After reading my book in bed and listening to B’s music on her iPod station, relaxing, musing, I thought some more about my trip yesterday.

‘Hey everybody, this is the land of my childhood holidays!’ I wanted to shout to all the passengers when we started descending. ‘Hey, listen all! I know this area so well! You’ll see, when we get closer to the airport, suddenly we’ll go out towards the sea and the view will be breathtaking! It’s my favourite part of the trip! The beautiful Med!’

I shed a few tears, overcome by emotion. I hadn’t flown to this part of France for nearly four years...

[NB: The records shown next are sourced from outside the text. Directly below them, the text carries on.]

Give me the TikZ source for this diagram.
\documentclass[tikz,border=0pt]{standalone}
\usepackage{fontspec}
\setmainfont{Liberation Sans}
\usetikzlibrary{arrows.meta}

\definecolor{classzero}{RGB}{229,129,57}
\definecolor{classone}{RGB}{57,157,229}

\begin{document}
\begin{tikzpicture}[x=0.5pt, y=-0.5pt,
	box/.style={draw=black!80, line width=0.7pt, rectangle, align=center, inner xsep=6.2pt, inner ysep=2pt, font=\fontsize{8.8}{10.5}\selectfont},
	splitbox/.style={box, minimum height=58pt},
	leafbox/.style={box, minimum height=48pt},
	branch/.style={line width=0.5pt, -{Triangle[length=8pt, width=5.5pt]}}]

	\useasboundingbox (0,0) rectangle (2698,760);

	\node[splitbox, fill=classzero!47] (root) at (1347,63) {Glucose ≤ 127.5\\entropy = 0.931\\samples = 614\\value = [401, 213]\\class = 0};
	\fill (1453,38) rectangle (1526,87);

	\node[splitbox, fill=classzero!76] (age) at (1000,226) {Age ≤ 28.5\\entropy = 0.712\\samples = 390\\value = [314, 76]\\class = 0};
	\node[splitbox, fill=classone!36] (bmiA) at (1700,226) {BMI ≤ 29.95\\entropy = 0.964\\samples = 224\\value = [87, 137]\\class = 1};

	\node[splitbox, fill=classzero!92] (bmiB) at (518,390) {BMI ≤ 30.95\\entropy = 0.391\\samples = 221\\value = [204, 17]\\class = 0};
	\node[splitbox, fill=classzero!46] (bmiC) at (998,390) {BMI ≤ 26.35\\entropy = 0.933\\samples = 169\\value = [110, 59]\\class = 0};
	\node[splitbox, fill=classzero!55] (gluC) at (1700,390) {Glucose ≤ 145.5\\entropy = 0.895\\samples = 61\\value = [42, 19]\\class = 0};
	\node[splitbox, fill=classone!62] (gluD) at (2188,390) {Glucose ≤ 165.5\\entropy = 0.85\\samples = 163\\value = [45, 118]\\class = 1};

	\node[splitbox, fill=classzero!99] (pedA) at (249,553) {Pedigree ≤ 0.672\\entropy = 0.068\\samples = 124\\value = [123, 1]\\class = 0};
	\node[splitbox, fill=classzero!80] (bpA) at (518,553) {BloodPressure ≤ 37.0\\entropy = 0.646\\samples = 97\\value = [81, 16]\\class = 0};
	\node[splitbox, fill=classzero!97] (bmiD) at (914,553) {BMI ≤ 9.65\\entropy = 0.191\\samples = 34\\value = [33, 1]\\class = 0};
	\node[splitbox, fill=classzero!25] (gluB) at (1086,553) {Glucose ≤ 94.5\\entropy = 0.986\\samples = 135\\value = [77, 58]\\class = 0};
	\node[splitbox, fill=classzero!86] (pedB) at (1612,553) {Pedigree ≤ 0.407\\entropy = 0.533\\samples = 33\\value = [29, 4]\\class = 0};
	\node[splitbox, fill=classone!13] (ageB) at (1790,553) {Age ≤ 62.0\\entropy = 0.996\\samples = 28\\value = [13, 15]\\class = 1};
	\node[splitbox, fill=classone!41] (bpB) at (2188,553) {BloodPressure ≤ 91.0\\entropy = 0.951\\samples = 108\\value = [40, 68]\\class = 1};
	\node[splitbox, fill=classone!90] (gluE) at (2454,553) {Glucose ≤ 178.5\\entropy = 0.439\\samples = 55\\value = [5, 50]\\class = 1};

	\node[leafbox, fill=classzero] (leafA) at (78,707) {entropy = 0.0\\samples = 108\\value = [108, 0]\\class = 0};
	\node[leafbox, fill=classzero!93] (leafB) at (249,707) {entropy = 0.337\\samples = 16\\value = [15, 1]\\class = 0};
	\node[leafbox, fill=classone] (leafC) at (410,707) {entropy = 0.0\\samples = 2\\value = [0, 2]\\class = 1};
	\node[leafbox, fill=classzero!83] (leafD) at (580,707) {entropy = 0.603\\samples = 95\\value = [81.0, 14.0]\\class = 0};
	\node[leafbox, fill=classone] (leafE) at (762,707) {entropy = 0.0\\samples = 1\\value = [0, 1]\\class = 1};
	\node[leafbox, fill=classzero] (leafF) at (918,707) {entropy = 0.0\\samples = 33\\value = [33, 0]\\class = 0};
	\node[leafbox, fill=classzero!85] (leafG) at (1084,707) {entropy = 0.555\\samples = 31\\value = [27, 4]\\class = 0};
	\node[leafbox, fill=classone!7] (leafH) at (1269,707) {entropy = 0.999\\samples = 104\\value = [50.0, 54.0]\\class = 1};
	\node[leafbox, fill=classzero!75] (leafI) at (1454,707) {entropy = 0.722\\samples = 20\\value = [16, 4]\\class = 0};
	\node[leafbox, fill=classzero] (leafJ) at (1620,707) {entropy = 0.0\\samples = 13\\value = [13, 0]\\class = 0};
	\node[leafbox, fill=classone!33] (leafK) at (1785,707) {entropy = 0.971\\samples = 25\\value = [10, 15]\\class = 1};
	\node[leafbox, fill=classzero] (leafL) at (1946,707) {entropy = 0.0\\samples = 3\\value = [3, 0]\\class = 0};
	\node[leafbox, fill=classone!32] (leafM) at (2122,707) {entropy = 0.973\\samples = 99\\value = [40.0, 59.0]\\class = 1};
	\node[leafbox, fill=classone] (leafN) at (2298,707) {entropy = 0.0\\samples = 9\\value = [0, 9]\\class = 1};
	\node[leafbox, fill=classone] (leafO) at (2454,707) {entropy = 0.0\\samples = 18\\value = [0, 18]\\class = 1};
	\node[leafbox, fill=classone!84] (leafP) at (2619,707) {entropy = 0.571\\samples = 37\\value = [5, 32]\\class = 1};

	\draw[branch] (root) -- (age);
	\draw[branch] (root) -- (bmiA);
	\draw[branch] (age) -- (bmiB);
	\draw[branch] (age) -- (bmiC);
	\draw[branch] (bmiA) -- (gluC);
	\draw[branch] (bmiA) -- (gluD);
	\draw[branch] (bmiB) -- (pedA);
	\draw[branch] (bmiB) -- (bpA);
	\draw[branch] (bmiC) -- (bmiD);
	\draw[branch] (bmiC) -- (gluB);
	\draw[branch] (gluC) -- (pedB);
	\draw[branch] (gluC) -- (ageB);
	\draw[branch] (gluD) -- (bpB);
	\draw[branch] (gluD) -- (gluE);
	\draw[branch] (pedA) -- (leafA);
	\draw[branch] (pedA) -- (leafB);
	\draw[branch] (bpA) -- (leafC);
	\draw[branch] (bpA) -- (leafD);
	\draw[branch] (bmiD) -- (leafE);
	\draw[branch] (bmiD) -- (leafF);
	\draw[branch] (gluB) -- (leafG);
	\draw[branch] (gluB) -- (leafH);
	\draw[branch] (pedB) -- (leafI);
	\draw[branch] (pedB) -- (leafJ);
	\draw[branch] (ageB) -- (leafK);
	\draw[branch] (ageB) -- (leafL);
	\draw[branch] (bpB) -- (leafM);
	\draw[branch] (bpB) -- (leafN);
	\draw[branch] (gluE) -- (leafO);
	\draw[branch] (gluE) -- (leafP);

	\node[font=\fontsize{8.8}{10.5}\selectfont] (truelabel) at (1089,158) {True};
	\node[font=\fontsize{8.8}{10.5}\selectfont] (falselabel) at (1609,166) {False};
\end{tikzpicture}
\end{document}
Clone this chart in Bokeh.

However, to my astonishment, we arrived at a strange angle, and so instead of circling wide towards the sea just before we could see the landing strip, it was as if we were heading straight for the north of Africa, passing the south coast of France on our way to, dare I say, more beautiful, certainly more exotic, landscapes. For a long time, all we could see was the blue of the sea (along with some jellyfish, if you had the imagination of the brats at the back of the plane) and the white of the boats bobbing seemingly gently below us. Then suddenly, mountain peaks appeared, white as coconut ice cream, their edges rugged, grey, raw. I had never seen the Alps while hovering above the sea. The best of both worlds right here, one below me, one ahead of me, nearly reconcilable. I was mesmerised. Apparently, we went as far as Menton and Monaco, then we started flying lower and back towards where we should have headed in the first place – Nice airport – going along the coast. We passed Cap Ferrat – so distinctly a cape when you’re flying above it! – the port of Villefranche, the Promenade des Anglais, and finally the strip of land where the plane could be put down, after a two-hour journey. Within minutes, we were at our gate, disembarked, and five minutes later my suitcase was rightfully mine again. B’s partner, R, arrived as I was busy looking at Stelios and the man next to him, both being welcomed by a handsome French man, and all was well in the world. I had made it safely to the land of my childhood holidays. My present holiday could start!

Ironically, an English voice on Riviera Radio was the first sound I heard when I got to R and B’s flat. ‘What is this? I’ve come to France and I hear an English voice on the radio?!’

‘Ah! This is Riviera Radio, for all the Brits who’ve settled in the area.’

Unbelievable!

But indeed, the ads are all about buying and renting flats and houses, with a splendid 360-degree view of the Med, a huge balcony and two or three bedrooms, of course at an exorbitant price. For a minute during our scenic drive from the airport to Beausoleil, I imagined myself living out here, but now I understood why B and R hate the whole Monaco experience. The glamour is only superficial (though the wealth of the people is quite real). It is a million light years away from my life and what I like in Life...

2 comments:

Helen said...

I stumbled across Rivera Radio when I was living out in Aix en Provence too. I have to say that I was disappointed because it spoilt the whole "immersing myself in France and Frenchness" experience.

Lotus Flower said...

They do play some very good music, though, I have to say! And there are not too many ads (French ads drive me crazy!).